--- Description of the task ---
Extract each line where the string "Output" shows up.

--- Supplied information ---
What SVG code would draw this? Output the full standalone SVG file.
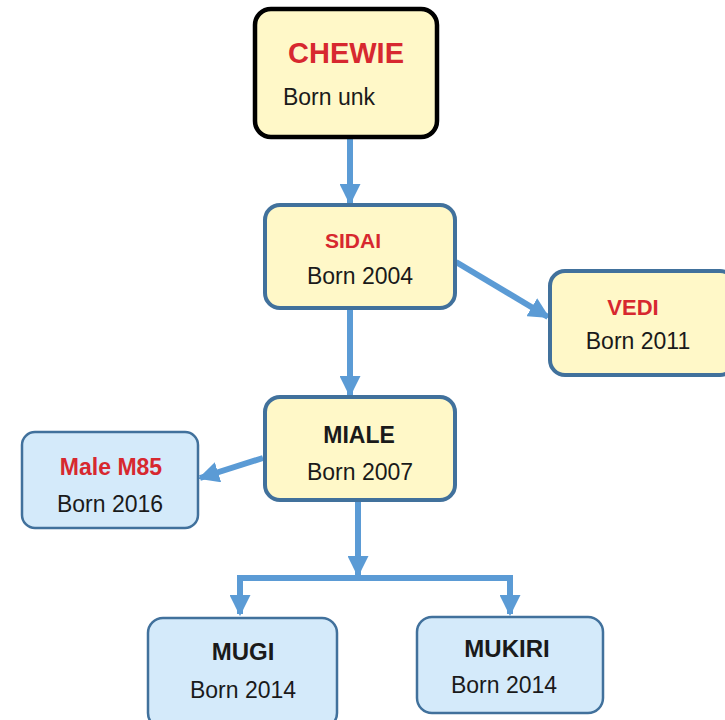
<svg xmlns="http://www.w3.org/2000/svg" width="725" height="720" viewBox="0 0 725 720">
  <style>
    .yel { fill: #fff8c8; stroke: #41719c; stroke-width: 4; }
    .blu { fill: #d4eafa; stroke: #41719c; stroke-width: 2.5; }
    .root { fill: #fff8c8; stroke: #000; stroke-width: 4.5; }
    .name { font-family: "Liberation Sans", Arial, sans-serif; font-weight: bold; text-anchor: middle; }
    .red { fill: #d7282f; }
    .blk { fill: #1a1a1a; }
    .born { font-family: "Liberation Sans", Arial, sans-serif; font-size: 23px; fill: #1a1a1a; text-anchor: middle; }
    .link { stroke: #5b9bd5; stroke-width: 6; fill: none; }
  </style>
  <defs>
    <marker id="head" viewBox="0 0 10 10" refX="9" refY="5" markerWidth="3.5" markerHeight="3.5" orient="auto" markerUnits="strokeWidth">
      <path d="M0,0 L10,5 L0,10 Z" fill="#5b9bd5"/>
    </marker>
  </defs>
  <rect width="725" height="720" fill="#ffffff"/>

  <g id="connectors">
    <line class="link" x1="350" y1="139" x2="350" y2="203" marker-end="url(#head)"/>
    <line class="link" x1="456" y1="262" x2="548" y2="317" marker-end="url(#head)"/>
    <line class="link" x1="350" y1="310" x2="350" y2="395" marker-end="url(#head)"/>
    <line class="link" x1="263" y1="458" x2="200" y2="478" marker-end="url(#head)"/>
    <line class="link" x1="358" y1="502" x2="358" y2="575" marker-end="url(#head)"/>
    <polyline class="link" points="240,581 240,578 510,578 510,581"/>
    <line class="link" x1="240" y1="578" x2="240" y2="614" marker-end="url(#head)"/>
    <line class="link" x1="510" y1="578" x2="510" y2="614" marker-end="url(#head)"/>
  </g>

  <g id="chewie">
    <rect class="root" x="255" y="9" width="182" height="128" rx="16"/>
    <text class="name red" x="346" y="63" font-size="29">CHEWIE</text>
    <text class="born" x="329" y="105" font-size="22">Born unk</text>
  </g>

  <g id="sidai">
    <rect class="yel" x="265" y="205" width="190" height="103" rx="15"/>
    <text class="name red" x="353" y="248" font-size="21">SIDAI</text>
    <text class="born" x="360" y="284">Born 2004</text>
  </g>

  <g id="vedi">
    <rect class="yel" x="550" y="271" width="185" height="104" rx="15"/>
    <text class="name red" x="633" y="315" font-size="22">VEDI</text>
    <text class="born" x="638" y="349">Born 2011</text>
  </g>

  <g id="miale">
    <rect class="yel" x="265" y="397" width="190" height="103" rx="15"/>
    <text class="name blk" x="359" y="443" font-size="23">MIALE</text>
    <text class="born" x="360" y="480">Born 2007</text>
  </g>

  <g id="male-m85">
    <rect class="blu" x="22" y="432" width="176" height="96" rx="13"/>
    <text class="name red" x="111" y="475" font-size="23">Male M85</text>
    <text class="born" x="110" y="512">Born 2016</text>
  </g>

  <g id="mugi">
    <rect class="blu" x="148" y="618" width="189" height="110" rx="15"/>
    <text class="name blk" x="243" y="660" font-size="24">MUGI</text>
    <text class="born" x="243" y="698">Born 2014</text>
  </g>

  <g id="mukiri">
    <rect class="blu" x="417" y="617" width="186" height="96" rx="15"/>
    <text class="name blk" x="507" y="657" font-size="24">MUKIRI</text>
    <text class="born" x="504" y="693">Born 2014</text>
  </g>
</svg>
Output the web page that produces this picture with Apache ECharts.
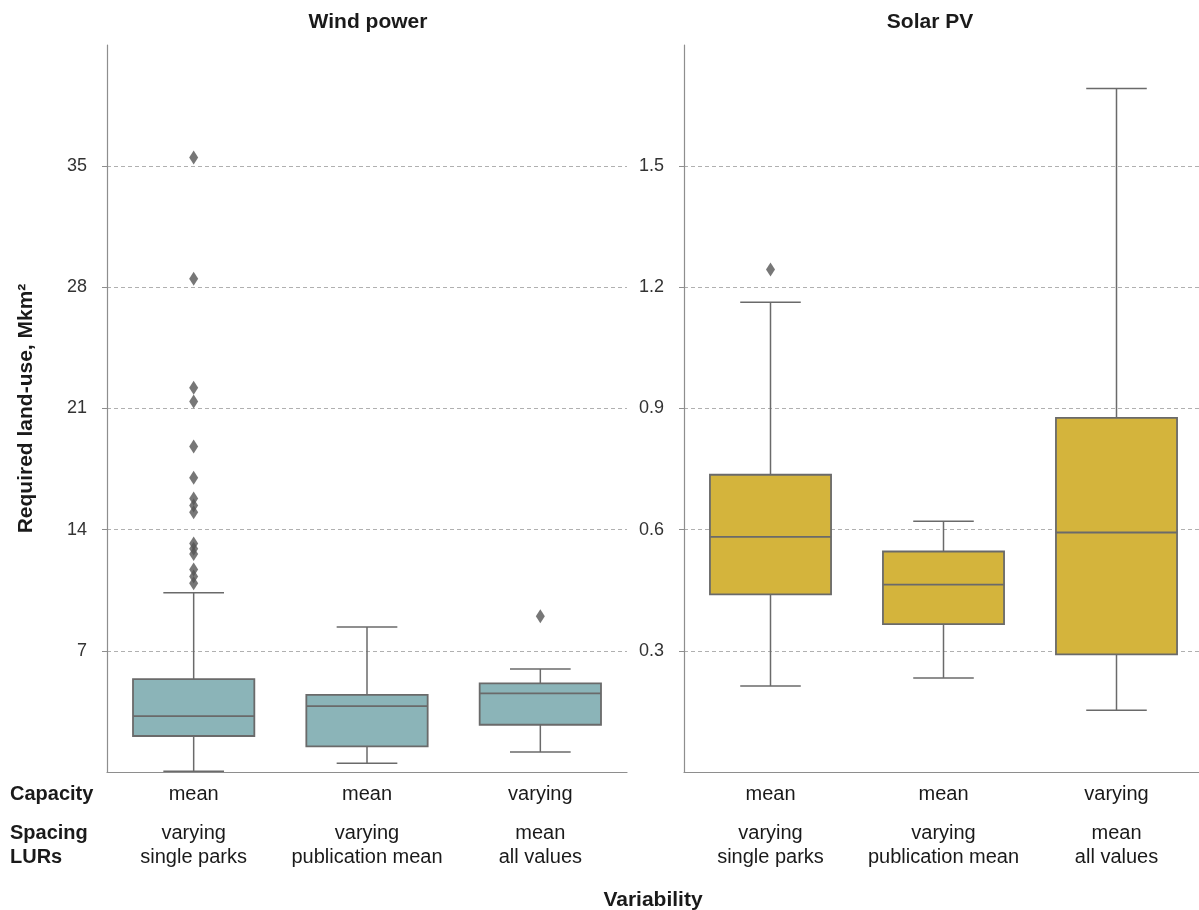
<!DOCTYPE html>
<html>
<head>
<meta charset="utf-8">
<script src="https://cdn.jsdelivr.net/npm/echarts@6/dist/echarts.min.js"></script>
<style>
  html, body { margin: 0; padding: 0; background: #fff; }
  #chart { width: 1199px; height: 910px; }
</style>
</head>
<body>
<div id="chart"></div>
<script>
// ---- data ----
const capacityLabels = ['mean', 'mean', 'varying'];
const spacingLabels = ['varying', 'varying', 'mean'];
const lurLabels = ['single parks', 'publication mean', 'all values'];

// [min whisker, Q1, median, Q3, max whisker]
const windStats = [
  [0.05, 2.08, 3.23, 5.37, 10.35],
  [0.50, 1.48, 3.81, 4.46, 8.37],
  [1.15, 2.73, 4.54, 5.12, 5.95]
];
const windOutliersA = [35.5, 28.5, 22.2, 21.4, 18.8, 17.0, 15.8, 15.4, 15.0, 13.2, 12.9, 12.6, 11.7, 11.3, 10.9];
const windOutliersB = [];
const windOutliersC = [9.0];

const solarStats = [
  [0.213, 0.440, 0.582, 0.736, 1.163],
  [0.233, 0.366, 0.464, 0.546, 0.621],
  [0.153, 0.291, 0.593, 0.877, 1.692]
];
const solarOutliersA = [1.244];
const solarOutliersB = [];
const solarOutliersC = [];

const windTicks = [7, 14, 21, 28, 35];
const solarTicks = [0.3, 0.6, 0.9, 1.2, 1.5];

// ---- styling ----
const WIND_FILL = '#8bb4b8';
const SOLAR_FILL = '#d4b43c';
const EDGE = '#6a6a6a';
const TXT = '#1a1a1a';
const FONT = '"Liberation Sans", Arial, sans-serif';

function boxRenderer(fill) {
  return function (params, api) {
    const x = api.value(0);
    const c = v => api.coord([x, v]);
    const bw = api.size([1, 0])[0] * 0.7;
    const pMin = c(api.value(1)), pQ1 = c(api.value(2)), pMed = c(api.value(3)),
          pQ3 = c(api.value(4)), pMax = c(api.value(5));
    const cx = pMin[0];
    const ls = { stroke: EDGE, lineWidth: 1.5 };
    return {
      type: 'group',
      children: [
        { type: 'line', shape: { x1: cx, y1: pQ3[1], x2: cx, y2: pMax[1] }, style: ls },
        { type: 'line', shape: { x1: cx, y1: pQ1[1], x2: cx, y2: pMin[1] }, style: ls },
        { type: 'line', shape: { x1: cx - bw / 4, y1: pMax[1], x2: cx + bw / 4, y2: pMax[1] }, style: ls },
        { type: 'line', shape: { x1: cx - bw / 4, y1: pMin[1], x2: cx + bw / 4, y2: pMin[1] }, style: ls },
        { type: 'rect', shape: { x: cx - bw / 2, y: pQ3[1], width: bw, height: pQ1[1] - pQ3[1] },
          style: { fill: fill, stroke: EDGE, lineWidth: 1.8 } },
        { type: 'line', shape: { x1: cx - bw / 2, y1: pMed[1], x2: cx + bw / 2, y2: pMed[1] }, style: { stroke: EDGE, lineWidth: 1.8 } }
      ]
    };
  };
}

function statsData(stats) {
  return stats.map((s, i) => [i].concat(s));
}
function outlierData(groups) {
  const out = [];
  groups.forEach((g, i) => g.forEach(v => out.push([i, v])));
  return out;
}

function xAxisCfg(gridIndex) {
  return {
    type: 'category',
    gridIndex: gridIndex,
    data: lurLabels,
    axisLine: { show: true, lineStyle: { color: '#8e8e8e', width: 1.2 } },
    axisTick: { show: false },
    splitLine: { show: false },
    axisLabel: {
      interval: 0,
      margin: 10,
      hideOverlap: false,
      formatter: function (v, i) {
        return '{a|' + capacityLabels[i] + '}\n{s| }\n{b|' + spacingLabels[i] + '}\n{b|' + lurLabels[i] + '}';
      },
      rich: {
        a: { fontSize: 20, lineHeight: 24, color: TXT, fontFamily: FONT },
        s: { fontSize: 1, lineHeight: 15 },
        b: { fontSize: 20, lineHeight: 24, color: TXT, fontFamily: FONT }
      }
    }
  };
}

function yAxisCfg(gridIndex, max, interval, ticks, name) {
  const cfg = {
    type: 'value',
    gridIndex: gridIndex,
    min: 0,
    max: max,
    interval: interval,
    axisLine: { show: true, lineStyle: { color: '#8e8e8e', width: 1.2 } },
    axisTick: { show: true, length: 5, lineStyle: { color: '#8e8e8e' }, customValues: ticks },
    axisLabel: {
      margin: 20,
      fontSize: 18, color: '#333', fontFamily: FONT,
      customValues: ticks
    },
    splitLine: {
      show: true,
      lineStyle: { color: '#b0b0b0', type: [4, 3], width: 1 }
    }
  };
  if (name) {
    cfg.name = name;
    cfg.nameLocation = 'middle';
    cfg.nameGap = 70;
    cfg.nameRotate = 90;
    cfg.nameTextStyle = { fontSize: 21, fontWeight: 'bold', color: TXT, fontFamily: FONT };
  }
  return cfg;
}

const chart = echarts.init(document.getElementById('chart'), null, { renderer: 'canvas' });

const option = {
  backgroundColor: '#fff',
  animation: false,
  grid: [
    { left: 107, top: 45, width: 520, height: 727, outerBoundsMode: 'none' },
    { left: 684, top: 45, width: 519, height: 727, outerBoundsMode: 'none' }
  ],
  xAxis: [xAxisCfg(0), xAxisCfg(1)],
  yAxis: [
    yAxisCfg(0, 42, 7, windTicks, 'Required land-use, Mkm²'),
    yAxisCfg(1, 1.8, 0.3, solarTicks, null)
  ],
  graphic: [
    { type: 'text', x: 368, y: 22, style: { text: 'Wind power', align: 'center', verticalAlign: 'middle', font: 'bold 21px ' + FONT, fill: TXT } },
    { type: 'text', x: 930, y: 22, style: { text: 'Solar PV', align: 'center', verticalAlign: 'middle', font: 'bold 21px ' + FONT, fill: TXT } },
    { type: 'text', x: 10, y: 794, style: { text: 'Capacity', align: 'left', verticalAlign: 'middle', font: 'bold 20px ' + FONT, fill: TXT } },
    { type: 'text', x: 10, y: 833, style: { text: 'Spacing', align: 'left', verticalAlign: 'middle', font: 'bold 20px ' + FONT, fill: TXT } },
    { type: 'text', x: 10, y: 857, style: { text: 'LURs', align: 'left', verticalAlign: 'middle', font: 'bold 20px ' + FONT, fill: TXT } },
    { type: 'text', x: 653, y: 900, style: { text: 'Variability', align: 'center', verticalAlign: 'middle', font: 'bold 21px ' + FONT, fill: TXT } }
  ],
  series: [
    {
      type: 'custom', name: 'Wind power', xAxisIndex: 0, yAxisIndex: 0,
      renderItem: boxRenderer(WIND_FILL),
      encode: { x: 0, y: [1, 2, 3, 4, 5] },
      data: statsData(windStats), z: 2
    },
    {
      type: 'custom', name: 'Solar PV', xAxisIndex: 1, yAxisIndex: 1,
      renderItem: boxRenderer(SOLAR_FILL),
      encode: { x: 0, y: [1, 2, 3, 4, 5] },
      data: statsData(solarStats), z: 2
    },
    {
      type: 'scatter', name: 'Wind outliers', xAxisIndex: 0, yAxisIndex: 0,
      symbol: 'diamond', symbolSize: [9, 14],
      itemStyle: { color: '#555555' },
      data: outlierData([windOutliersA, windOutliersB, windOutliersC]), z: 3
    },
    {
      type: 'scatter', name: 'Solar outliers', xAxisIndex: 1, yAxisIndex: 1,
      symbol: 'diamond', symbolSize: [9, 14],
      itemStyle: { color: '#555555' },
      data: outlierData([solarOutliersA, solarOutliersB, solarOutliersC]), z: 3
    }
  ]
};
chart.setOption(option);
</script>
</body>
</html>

--- Result of the task ---
What SVG code would draw this? Output the full standalone SVG file.
Output the web page that produces this picture with Apache ECharts.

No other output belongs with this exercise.